Cost Analysis and Monitoring
Cost analysis is a process focused on collecting, classifying, and evaluating all costs associated with logistics operations. Monitoring involves regularly assessing whether costs align with set goals and budget plans. This practical approach includes:
Accurate Data Collection: Systematic collection of data regarding costs at various stages of logistics operations.
Identification of Cost-saving Areas: Analyzing data to identify areas where savings can be introduced. This may involve pinpointing excessive costs in specific processes or areas of operations.
Regular Analysis Updates: Cost analysis should not be a one-time task.
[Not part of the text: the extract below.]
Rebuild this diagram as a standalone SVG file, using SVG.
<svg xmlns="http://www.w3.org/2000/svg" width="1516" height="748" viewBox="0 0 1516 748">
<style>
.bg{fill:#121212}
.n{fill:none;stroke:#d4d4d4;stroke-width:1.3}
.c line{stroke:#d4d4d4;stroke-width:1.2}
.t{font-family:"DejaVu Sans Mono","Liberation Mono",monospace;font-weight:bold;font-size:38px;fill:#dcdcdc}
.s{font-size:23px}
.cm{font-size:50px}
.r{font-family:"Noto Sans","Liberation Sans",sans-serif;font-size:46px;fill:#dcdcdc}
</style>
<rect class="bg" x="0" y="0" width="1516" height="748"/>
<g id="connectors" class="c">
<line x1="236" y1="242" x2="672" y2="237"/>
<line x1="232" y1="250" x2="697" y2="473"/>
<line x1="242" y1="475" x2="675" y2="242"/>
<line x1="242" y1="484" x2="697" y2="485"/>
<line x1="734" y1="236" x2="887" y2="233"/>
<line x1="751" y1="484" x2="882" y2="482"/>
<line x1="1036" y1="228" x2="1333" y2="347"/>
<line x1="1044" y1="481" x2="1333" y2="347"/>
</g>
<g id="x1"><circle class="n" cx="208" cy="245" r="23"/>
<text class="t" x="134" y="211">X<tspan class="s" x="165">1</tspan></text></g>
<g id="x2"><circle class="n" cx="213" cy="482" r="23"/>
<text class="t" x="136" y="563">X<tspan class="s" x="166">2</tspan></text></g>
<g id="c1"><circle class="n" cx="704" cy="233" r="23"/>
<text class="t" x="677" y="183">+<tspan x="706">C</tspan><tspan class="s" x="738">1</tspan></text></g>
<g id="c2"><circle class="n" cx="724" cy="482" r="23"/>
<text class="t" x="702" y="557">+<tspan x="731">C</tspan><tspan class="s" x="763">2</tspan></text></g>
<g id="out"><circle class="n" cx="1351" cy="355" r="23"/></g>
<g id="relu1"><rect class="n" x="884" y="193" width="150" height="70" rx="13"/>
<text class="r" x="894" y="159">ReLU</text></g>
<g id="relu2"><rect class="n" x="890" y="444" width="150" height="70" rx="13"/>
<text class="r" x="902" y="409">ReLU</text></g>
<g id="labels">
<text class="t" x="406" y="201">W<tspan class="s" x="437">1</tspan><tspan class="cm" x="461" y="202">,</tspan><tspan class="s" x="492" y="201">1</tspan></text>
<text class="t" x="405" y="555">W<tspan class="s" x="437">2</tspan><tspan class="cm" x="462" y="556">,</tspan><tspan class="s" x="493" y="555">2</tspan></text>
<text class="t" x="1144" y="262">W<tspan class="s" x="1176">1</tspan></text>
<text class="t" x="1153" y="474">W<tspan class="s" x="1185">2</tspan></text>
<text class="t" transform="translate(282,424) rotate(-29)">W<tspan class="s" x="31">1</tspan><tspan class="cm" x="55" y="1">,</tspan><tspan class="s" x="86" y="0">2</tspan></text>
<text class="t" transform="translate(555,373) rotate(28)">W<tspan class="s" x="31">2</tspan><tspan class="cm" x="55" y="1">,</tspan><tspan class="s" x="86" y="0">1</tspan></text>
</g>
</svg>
Regular updates allow for the adjustment of cost-saving strategies to changing market conditions or internal processes.
Optimization of Transport Routes
Optimizing transport routes focuses on selecting the most efficient and economical delivery routes. In practice, this means:
Use of Route Planning Tools: Utilizing advanced tools for route planning that take into account factors such as fuel costs, travel time, and route restrictions.
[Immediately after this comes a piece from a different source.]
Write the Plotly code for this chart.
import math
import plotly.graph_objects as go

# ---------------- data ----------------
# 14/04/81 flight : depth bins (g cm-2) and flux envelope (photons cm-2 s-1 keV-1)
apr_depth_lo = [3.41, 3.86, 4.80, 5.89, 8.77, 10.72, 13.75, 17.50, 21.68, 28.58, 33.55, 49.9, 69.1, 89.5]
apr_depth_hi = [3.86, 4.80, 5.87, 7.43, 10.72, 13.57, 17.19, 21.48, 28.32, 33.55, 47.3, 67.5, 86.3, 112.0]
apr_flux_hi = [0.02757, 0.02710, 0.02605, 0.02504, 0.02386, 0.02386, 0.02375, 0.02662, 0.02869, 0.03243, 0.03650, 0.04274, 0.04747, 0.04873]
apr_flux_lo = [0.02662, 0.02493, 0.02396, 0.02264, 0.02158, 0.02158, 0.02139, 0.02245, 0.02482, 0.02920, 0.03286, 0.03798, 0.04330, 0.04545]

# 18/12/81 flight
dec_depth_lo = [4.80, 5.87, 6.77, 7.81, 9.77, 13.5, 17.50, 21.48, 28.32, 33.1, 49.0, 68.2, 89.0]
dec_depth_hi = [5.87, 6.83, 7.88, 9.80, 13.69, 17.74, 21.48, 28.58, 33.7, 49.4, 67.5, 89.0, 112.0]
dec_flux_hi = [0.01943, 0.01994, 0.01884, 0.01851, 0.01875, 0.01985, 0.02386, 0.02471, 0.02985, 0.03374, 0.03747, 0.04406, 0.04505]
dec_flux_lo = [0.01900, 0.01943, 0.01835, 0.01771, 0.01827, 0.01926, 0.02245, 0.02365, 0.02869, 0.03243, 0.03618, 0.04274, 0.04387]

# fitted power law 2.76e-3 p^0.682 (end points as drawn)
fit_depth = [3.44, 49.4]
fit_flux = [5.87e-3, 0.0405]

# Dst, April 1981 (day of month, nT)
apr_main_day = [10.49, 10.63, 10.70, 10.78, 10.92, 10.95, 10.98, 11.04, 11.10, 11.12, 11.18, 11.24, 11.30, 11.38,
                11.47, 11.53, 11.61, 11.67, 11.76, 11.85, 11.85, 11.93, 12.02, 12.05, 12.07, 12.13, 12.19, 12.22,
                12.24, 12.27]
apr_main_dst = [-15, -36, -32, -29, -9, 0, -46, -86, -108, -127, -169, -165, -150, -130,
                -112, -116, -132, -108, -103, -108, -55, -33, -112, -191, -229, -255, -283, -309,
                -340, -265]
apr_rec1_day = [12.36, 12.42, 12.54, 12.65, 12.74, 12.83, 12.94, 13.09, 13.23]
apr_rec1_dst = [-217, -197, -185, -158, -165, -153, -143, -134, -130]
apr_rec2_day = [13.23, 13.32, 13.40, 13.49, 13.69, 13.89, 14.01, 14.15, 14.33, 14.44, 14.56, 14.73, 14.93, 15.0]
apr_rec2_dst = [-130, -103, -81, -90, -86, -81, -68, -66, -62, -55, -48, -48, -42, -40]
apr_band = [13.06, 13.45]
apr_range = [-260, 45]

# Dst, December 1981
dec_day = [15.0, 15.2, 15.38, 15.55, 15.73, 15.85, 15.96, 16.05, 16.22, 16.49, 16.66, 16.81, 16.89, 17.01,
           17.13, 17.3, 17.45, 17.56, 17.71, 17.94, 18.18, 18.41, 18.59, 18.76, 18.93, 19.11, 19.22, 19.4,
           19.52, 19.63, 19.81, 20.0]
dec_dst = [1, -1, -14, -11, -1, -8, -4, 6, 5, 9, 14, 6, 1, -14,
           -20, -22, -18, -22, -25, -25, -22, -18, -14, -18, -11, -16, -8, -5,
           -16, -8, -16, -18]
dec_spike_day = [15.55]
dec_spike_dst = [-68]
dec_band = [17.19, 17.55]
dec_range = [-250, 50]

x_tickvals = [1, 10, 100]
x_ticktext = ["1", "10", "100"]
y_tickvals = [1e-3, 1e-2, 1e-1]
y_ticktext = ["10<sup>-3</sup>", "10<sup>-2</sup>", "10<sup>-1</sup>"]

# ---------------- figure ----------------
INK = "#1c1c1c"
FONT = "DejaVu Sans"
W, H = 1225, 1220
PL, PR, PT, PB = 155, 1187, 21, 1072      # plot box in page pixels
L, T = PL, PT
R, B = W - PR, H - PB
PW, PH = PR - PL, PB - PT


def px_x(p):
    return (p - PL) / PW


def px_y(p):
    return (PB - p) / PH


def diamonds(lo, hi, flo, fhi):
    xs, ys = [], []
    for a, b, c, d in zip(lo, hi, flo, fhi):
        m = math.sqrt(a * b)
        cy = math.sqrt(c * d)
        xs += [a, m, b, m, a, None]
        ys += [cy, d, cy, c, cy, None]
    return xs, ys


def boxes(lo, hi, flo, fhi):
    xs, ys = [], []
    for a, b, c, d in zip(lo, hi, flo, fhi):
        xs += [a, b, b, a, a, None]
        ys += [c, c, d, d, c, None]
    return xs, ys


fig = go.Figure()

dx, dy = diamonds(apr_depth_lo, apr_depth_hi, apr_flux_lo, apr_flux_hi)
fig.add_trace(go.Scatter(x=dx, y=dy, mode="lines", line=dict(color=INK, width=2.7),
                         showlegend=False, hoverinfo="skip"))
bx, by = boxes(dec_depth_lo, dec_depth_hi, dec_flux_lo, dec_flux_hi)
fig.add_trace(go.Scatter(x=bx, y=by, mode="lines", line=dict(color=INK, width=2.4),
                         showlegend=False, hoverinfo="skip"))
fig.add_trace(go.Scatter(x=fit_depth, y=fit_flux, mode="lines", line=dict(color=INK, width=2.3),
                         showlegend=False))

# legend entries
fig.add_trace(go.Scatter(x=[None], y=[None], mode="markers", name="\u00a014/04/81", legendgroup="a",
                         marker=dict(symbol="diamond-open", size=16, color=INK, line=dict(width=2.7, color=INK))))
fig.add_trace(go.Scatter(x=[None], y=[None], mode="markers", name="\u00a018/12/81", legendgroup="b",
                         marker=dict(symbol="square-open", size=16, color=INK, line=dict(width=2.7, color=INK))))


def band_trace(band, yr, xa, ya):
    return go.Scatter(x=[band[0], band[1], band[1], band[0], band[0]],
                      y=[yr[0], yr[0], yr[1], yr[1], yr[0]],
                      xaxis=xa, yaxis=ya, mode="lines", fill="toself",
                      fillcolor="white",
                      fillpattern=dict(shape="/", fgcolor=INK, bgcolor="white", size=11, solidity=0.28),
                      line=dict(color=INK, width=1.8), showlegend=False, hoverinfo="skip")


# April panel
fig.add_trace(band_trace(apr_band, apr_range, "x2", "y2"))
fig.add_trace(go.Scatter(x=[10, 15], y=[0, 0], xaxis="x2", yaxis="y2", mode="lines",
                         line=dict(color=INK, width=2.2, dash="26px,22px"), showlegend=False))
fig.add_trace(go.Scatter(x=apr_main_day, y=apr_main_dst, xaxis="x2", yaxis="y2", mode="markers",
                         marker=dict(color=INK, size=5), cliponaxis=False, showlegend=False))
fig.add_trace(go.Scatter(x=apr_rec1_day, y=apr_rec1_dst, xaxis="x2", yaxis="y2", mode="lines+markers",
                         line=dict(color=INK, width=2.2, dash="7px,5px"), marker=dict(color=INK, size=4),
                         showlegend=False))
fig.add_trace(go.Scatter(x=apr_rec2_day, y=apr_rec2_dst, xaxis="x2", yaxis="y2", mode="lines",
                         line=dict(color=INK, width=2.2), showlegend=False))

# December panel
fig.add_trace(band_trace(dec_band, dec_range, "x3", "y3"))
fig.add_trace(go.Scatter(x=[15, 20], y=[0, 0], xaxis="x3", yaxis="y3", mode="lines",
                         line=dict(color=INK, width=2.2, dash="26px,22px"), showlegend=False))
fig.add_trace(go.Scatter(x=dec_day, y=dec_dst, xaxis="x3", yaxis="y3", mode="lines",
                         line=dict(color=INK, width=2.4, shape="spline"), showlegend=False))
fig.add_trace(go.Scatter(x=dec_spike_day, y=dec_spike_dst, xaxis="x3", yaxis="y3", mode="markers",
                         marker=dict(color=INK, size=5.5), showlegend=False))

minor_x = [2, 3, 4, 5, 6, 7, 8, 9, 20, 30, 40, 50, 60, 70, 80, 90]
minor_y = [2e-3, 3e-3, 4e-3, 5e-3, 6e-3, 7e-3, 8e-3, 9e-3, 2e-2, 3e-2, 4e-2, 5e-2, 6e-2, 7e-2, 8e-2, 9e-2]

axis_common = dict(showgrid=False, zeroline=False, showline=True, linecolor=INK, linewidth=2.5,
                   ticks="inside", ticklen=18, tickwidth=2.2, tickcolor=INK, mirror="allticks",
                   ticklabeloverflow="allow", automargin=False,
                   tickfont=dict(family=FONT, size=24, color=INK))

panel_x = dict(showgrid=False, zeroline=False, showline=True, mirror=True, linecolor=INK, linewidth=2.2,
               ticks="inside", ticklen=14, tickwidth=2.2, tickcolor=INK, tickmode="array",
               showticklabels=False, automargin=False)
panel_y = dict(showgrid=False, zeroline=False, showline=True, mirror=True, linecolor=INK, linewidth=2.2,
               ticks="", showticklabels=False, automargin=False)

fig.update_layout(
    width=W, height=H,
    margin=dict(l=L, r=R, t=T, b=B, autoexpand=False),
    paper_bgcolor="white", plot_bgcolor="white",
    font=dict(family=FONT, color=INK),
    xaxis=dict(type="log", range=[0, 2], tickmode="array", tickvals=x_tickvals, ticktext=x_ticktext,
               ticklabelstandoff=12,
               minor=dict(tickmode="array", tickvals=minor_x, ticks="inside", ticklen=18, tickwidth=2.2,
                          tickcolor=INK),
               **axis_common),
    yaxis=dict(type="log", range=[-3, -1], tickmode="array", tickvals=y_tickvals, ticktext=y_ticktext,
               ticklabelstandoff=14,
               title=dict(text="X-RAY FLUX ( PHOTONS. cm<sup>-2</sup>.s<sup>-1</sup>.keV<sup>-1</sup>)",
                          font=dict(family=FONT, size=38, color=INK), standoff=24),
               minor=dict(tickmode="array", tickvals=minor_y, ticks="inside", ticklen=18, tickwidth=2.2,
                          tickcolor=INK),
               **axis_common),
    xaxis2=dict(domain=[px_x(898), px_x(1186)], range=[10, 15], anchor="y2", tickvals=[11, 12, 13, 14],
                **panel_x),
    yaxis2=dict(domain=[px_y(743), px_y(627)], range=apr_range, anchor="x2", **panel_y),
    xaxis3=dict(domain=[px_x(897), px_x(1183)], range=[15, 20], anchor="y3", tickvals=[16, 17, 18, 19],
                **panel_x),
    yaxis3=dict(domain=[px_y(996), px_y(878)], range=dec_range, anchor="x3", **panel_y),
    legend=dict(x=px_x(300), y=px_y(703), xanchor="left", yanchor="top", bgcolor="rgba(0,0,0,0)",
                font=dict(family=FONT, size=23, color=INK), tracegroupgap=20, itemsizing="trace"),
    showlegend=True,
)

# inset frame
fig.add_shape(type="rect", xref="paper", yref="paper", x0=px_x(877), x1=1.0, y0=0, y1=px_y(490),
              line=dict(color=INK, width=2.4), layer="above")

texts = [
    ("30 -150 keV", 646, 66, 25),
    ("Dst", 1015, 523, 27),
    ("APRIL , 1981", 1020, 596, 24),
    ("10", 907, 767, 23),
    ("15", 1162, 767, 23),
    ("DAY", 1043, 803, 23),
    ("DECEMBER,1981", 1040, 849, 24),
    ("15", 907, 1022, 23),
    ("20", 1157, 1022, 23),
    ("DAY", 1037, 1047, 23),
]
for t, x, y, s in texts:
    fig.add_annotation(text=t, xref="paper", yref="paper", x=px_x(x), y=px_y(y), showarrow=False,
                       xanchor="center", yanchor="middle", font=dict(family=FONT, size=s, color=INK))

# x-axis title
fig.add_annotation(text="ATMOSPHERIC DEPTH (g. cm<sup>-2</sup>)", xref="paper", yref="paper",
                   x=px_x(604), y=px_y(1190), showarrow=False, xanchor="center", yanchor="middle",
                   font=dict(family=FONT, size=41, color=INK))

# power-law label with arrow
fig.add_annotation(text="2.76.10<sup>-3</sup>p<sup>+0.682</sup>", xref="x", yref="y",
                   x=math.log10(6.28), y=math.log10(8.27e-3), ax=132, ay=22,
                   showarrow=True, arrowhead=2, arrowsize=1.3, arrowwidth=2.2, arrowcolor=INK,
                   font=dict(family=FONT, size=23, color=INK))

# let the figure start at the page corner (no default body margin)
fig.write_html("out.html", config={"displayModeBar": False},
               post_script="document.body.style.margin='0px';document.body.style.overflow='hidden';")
Traffic Monitoring: Using traffic monitoring systems to adjust routes in real-time in response to changing road conditions.
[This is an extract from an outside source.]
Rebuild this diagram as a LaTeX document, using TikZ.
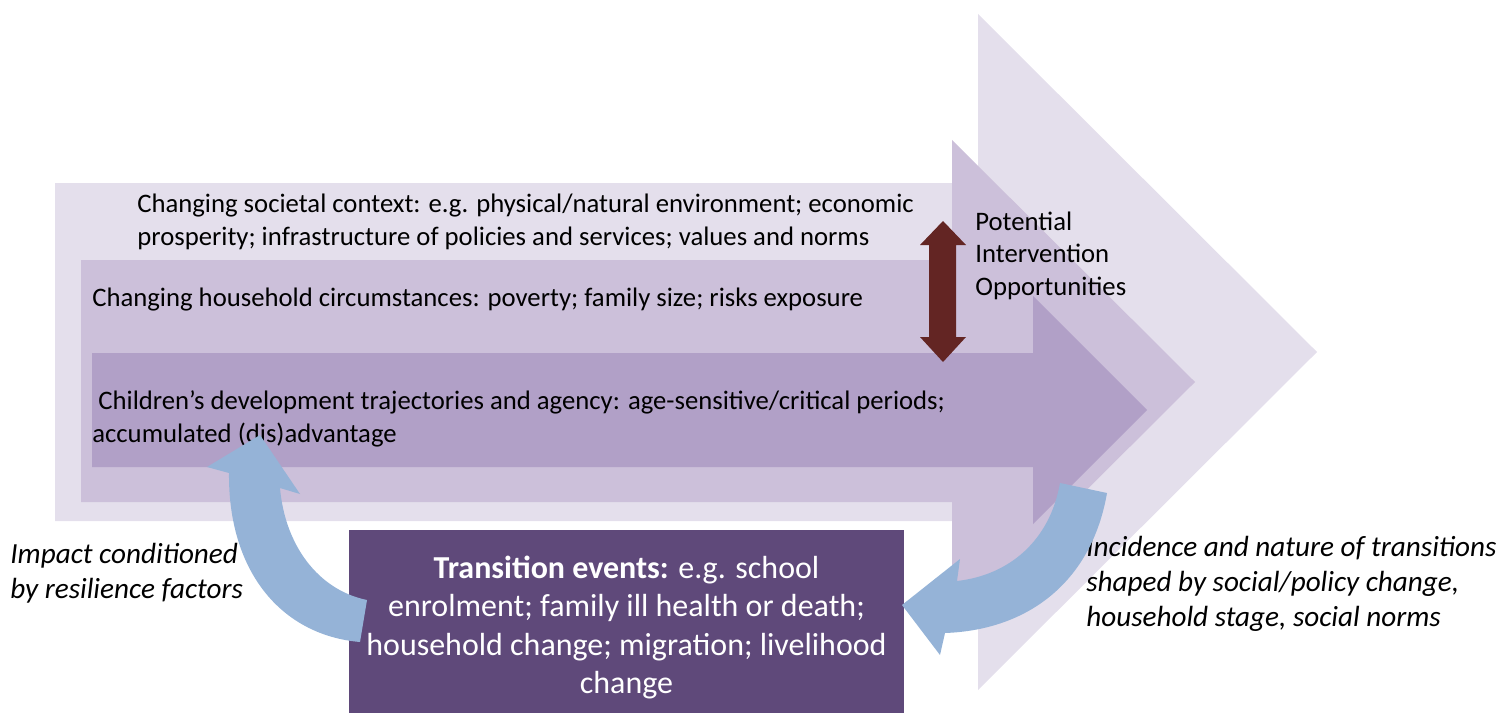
\documentclass[tikz,border=0pt]{standalone}
\usepackage{fontspec}
\setmainfont{Carlito}
\usepackage{xcolor}
\usepackage{tikz}
\usetikzlibrary{positioning}

\definecolor{lilacA}{HTML}{E4DFEC}
\definecolor{lilacB}{HTML}{CCC0DA}
\definecolor{lilacC}{HTML}{B1A0C7}
\definecolor{eventpurple}{HTML}{5F497A}
\definecolor{loopblue}{HTML}{95B3D7}
\definecolor{oxblood}{HTML}{632523}

\tikzset{
  bandtext/.style={anchor=base west,align=left,inner sep=0pt,
    font=\fontsize{15.2}{18.3}\selectfont},
  sidetext/.style={anchor=base west,align=left,inner sep=0pt,
    font=\fontsize{16.6}{19.8}\selectfont\itshape},
  eventbox/.style={fill=eventpurple,inner sep=0pt,
    minimum width=11.1cm,minimum height=3.66cm},
  eventtext/.style={text=white,align=center,inner sep=0pt,
    font=\fontsize{18.2}{21.8}\selectfont}
}

\begin{document}
\begin{tikzpicture}[x=0.02cm,y=-0.02cm]
      \useasboundingbox (0,0) rectangle (1501,713);
      % the three nested block arrows
      \foreach \l/\t/\b/\k/\ht/\hb/\tx/\c in
          {55/183/521/978/14/690/1317/lilacA,
           81/260/502/952/140/624/1195/lilacB,
           92/353/467/1033/296/524/1147/lilacC}
      \fill[\c] (\l,\t) -- (\k,\t) -- (\k,\ht) -- (\tx,{(\ht+\hb)/2})
            -- (\k,\hb) -- (\k,\b) -- (\l,\b) -- cycle;
      % intervention arrow
      \fill[oxblood] (943,221) -- (966,245) -- (956,245) -- (956,337)
            -- (966,337) -- (943,362) -- (920,337) -- (929,337)
            -- (929,245) -- (920,245) -- cycle;

      % base of a multi-line node = baseline of its last line
      \node[bandtext] (context) at (137,245)
            {Changing societal context: e.g. physical/natural environment; economic\\
             prosperity; infrastructure of policies and services; values and norms};
      \node[bandtext] (household) at (92,306)
            {Changing household circumstances: poverty; family size; risks exposure};
      \node[bandtext] (children) at (92,442)
            {\ Children’s development trajectories and agency: age-sensitive/critical periods;\\
             accumulated (dis)advantage};
      \node[bandtext] (potential) at (975,295)
            {Potential\\ Intervention\\ Opportunities};
      \node[sidetext] (impact) at (10,598)
            {Impact conditioned\\ by resilience factors};
      \node[sidetext] (incidence) at (1086,626)
            {Incidence and nature of transitions\\ shaped by social/policy change,\\
             household stage, social norms};

      \node[eventbox] (events) at (626.5,621.5) {};
      \node[eventtext] (eventslabel) at ([yshift=-0.12cm]events.center)
            {\textbf{Transition events:} e.g. school\\
             enrolment; family ill health or death;\\
             household change; migration; livelihood\\ change};

      % loop arrows
      \fill[loopblue] (360,642) .. controls (280,635) and (228,570) .. (229,473)
            -- (207,467) -- (260,435) -- (300,494) -- (280,488)
            .. controls (285,545) and (318,590) .. (367,600) -- cycle;
      \fill[loopblue] (1060,483) .. controls (1050,540) and (1010,575) .. (957,581)
            -- (960,559) -- (902,605) -- (940,655) -- (945,633)
            .. controls (1030,630) and (1092,580) .. (1107,493) -- cycle;
\end{tikzpicture}
\end{document}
Route Data Analysis: Collecting data from journeys for long-term analysis and adjustment of route strategies based on efficiency.
Effective Inventory Management
Inventory management focuses on maintaining an optimal level of stock, which impacts logistics costs. In practice, this involves:
Use of Demand Forecasts: Analyzing and forecasting product demand for precise inventory level planning.
Inventory Management Systems: Implementing advanced inventory management systems that automate order processes and track inventory levels.
Monitoring Inventory Turnover: Regularly monitoring inventory turnover to avoid excessive stockpiling.
Fleet Vehicle Efficiency
Ensuring the efficiency of a fleet of vehicles involves actions aimed at minimizing operational costs related to transportation. In practice, this means:
Regular Maintenance: Ensuring regular maintenance of vehicles, contributing to increased lifespan and reduced repair costs.
Fuel Consumption Optimization: Monitoring and optimizing fuel consumption through driver training, efficient driving practices, and considering vehicles with lower fuel consumption.
Consideration of Hybrid Vehicles: Analyzing the cost-effectiveness of introducing vehicles with lower fuel consumption or hybrid vehicles to the fleet.
Technology and Automation
Utilizing technology and automation in logistics includes:
Transportation Management Systems (TMS): Implementing TMS for coordinated route planning, delivery monitoring, and optimization of transportation-related processes.
Supply Chain Management (SCM) Software: Using advanced SCM systems to track and manage the entire supply chain process.
Process Automation: Implementing automation in processes such as order placement, delivery monitoring, and warehouse management to minimize human errors and increase efficiency.
Choosing the Right Logistic Partners
Analysis of Reputation and Experience: Thoroughly researching and selecting logistics partners with a good reputation and extensive experience, translating into more efficient operations.
Long-term Collaboration: Building long-term relationships with logistics partners, which can result in better pricing conditions and more effective collaboration.
Continuous Assessment of Partner Efficiency: Regularly monitoring and assessing the efficiency of logistics partners, allowing for quick adjustments to strategies in case of changes in their capabilities or service standards.
Efficient cost management in logistics is key to success in this industry. Through analysis, route optimization, inventory management, fleet efficiency, technology, and logistic partnerships, companies can achieve significant savings. In today's competitive business environment, skillful cost management can transform challenges into opportunities and support the growth of the company.